Dona
da força que vem da raiz, Mariene de Castro lança seu novo CD, ‘Colheita’, via
gravadora Universal Music. Quase dois anos após o tributo a Clara Nunes, a
radiante baiana reaparece em tons mais serenos, e não menos contundentes e
sedutores, na companhia de alguns medalhões da música popular brasileira.

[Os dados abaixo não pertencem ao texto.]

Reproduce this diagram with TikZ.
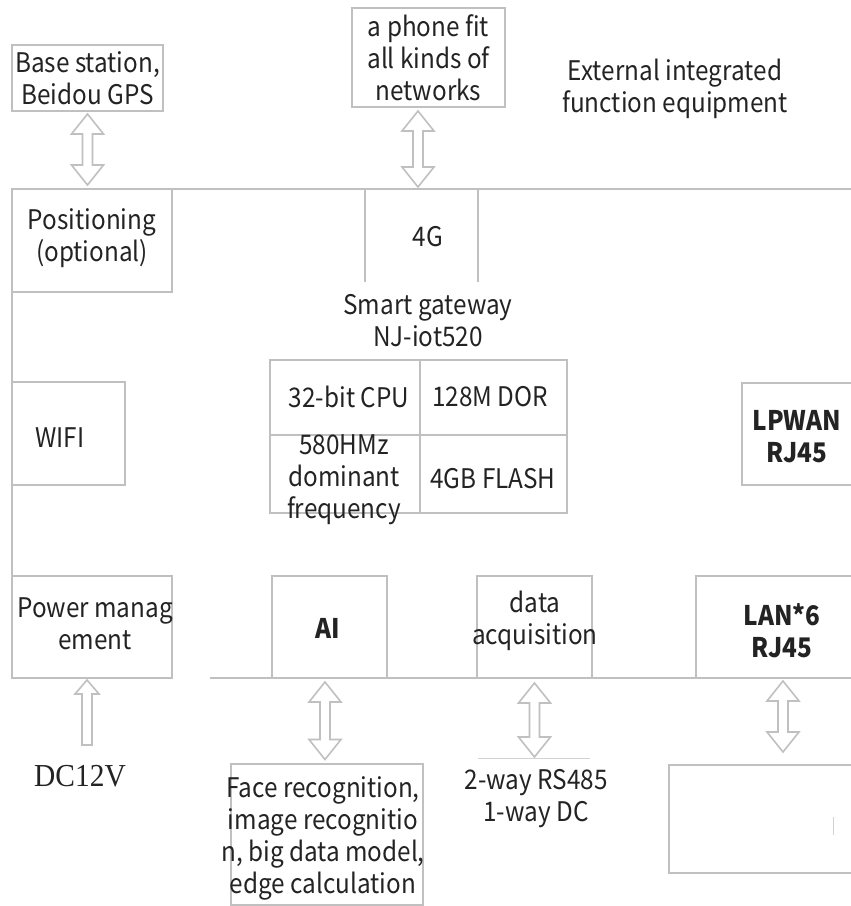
\documentclass[tikz,border=0pt]{standalone}
\usepackage{fontspec}
\setmainfont[FakeStretch=0.9]{Noto Sans CJK SC}
\newfontfamily\dcfont[FakeStretch=0.92]{Liberation Serif}
\usetikzlibrary{calc}
\newcommand\dblarr[2]{%
\path[harrow] let \p1=(#1), \p2=(#2) in
 (\x1,\y1) -- (\x1+16pt,\y1-20pt) -- (\x1+5pt,\y1-20pt) -- (\x1+5pt,\y2+20pt) -- (\x1+16pt,\y2+20pt)
 -- (\x1,\y2) -- (\x1-16pt,\y2+20pt) -- (\x1-5pt,\y2+20pt) -- (\x1-5pt,\y1-20pt) -- (\x1-16pt,\y1-20pt) -- cycle;}
\newcommand\uparr[2]{%
\path[harrow] let \p1=(#1), \p2=(#2) in
 (\x1,\y1) -- (\x1+12pt,\y1-14pt) -- (\x1+5pt,\y1-14pt) -- (\x1+5pt,\y2) -- (\x1-5pt,\y2) -- (\x1-5pt,\y1-14pt) -- (\x1-12pt,\y1-14pt) -- cycle;}
\begin{document}
\begin{tikzpicture}[x=1pt,y=-1pt]
\definecolor{lg}{RGB}{192,192,192}
\definecolor{tx}{RGB}{35,35,35}
\tikzset{
 bx/.style={draw=lg, line width=2pt, inner sep=0pt, align=center, text=tx, font=\fontsize{27}{32}\selectfont},
 lbl/.style={inner sep=0pt, align=center, text=tx, font=\fontsize{27}{32}\selectfont},
 bld/.style={font=\fontsize{27}{32}\selectfont\bfseries},
 frame/.style={draw=lg, line width=2pt},
 faint/.style={draw=lg!70, line width=1pt},
 harrow/.style={draw=lg, line width=1.6pt, fill=white, line join=miter},
}
\useasboundingbox (0,0) rectangle (851,906);
\fill[white] (0,0) rectangle (851,906);

% external devices
\node[bx, minimum width=151, minimum height=66] (base) at (87.5,78) {Base station,\\Beidou GPS};
\node[bx, minimum width=153, minimum height=99] (phone) at (428.5,57.5) {a phone fit\\all kinds of\\networks};
\node[lbl] (ext) at (675,89) {External integrated\\function equipment};

% gateway frame
\coordinate (tlL) at (12,189);
\coordinate (tlR) at (860,189);
\coordinate (blL) at (210,678);
\coordinate (blR) at (860,678);
\draw[frame] (tlL) -- (tlR);
\draw[frame] (tlL) -- (12,677);
\draw[frame] (blL) -- (blR);

\node[bx, minimum width=160, minimum height=103] (pos) at (92,240.5) {};
\node[lbl] (post) at (92,238) {Positioning\\(optional)};
\node[lbl, minimum width=113, minimum height=93] (g4) at (421.5,235.5) {};
\draw[frame] (g4.north west) -- (g4.south west);
\draw[frame] (g4.north east) -- (g4.south east);
\node[lbl] (g4t) at (428,237) {4G};

\node[lbl] (gw) at (428,321) {Smart gateway\\NJ-iot520};

% CPU grid
\node[bx, minimum width=150, minimum height=75] (cpu) at (345,397.5) {};
\node[lbl] (cput) at (349,397) {32-bit CPU};
\node[bx, minimum width=147, minimum height=75] (ddr) at (493.5,397.5) {};
\node[lbl] (ddrt) at (490,397) {128M DOR};
\node[bx, minimum width=150, minimum height=78] (fq) at (345,474) {};
\node[bx, minimum width=147, minimum height=78] (flash) at (493.5,474) {};
\node[lbl] (flasht) at (493,479) {4GB FLASH};
\node[lbl] (fqt) at (344,480) {580HMz\\dominant\\frequency};

\node[bx, minimum width=113, minimum height=103] (wifi) at (68.5,433.5) {};
\node[lbl] (wifit) at (60,438) {WIFI};
\node[bx, minimum width=128, minimum height=102] (lpwan) at (806,434) {};
\node[lbl, bld] (lpwant) at (797,437) {LPWAN\\RJ45};

% bottom row
\node[bx, minimum width=160, minimum height=102] (pwr) at (92,627) {};
\node[lbl] (pwrt) at (95,624) {Power manag\\ement};
\node[bx, minimum width=115, minimum height=102] (ai) at (329.5,627) {};
\node[lbl, bld] (ait) at (328,628) {AI};
\node[bx, minimum width=115, minimum height=102] (daq) at (534.5,627) {};
\node[lbl] (daqt) at (535,621) {data\\acquisition};
\node[bx, minimum width=174, minimum height=102] (lan) at (783,627) {};
\node[lbl, bld] (lant) at (782,631) {LAN*6\\RJ45};

% below
\node[lbl, font=\dcfont\fontsize{32}{36}\selectfont] (dc) at (80,776) {DC12V};
\node[bx, minimum width=192, minimum height=141] (face) at (327,834) {};
\node[lbl] (facet) at (323,838) {Face recognition,\\image recognitio\\n, big data model,\\edge calculation};
\node[lbl] (rs) at (536,799) {2-way RS485\\1-way DC};
\node[bx, minimum width=201, minimum height=108] (empty) at (769.5,819) {};
\draw[faint] (478,758) -- (590,758);
\draw[faint] (833,817) -- (833,835);

% arrows
\dblarr{[yshift=-2pt]base.south}{[yshift=4pt]base.south |- tlL}
\dblarr{[xshift=-10.5pt,yshift=-3pt]phone.south}{[xshift=-10.5pt,yshift=2pt]phone.south |- tlL}
\uparr{[xshift=-5pt,yshift=-1pt]pwr.south}{87,745}
\dblarr{[xshift=-4.5pt,yshift=-3pt]ai.south}{[xshift=-4.5pt,yshift=3pt]ai.south |- face.north}
\dblarr{[yshift=-4pt]daq.south}{535,757}
\dblarr{[yshift=-2pt]lan.south}{783,752}
\end{tikzpicture}
\end{document}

Novamente o conterrâneo Roque Ferreira é o principal fornecedor das canções do
disco, que tenta equilibrar a temática afro-brasileira, característica da
carreira de Mariene, momentos românticos e sambas mais dolentes.
Citando
‘Nem ouro nem prata’ (Ruy Maurity/José Jorge), sucesso popular de Ruy Maurity
em 1976, a filha de Oxum finalmente registra ‘Oxóssi’ (Roque Ferreira/ Paulo
César Pinheiro). O vigoroso tema, presente no roteiro dos shows de divulgação
do ótimo CD ‘Tabaroinha’ (2012), surge pontuado pelo violoncelo de Jacques
Morelenbaum. Primeira faixa divulgada, a incendiária ‘Tirilê’ (Roque Ferreira/Dunga) foi feita sob medida para a vivaz cantora. Melhor dueto do álbum, ‘A
força que vem da raiz’ (Roque Ferreira) traz Mariene e uma luminosa Maria
Bethânia em momento inspirado. As baianas mostram porque, “se o caso é de
samba/ se a roda é de bamba”, elas são as melhores intérpretes da obra de Roque
Ferreira. ‘Mágoa’ (Toninho Geraes/Roque Ferreira), samba dolente que poderia
constar no repertório de Clara Nunes (1942 – 1983), é outro momento de pura
beleza.
A
balada romântica ‘Impossível acreditar que perdi você’ (Márcio Greyck/Cobel),
que desde o seu lançamento, em 1970, vem sendo revisitada por artistas tão
díspares quanto Rosana (1992), Fabio Jr. (1996), Rita Benneditto (1997) e
Verônica Sabino (1999), ganha interpretação correta, embora pareça dispensável
pelo excesso de regravações. Melhor são as escolhas das mais recentes ‘O que é
o amor’ (Arlindo Cruz/Maurição/Fred Camacho), gravada por Maria Rita no disco
‘Samba meu’ (2007), e ‘Retrato da vida’, belíssima parceria de Djavan e
Dominguinhos (1941 – 2013) lançada pelo artista alagoano no álbum ‘Bicho solto
– O XIII’ (1998). A menos conhecida ‘Nós dois’, de Cartola (1908 – 1980) , recebe os adornos
do bandolim de Hamilton de Holanda. Feito para Dona Zica (1913 – 2013), o samba que só foi
gravado pelo próprio Cartola ganha, enfim, um registro contemporâneo e
certamente chegará a muitos ouvidos e corações, graças ao canto doce de
Mariene.
Boa
surpresa é ‘Balancê’, composição da portuguesa Sara Tavares, que entre palmas e
o som de berimbau refaz a conexão Portugal – África – Brasil. A sedução também
dá o tom da brejeira ‘Me beija’ (Arlindo Neto/Marquinhos Nunes/Renatto
Moraes), de levada típica do batuque dos quintais cariocas, e de ‘Eu carrego o
patuá’ (Juninho Thybau/Alexandre Chacrinha/Flavinho Bento), onde Mariene
ressalta sua fé.
Autor
do emocionante samba ‘Amuleto de sorte’, gravado por Mariene em ‘Tabaroinha’,
Nelson Rufino assina a faixa-título, cuja melodia lembra muito outras
composições suas. A participação de Zeca Pagodinho, em cujos discos Nelson aparece com certa assiduidade, contribui para a sensação de déjà vu. Apesar
de afetiva, a participação de Beth Carvalho no batido ‘Samba da bênção’ (Baden
Powell/Vinicius de Moraes) passa do ponto. A “madrinha” faz as vezes de
Vinicius de Moraes nos clássicos pedidos de bênçãos (“Eu, por exemplo, Beth
Carvalho/Cantora, compositora, a branca mais preta do Brasil...”) e cita muita
gente (bamba) que tem a ver com a sua carreira, não com a carreira da
“afilhada”. O samba de enredo ‘Aquarela da Amazônia’ (Toninho Geares/Toninho
Nascimento) encerra os trabalhos com a participação luxuosa da “Tabajara do
samba”, a bateria da Escola de Samba Portela. A boa colheita de Mariene de
Castro deveria fazer parte de qualquer cesta básica deste País.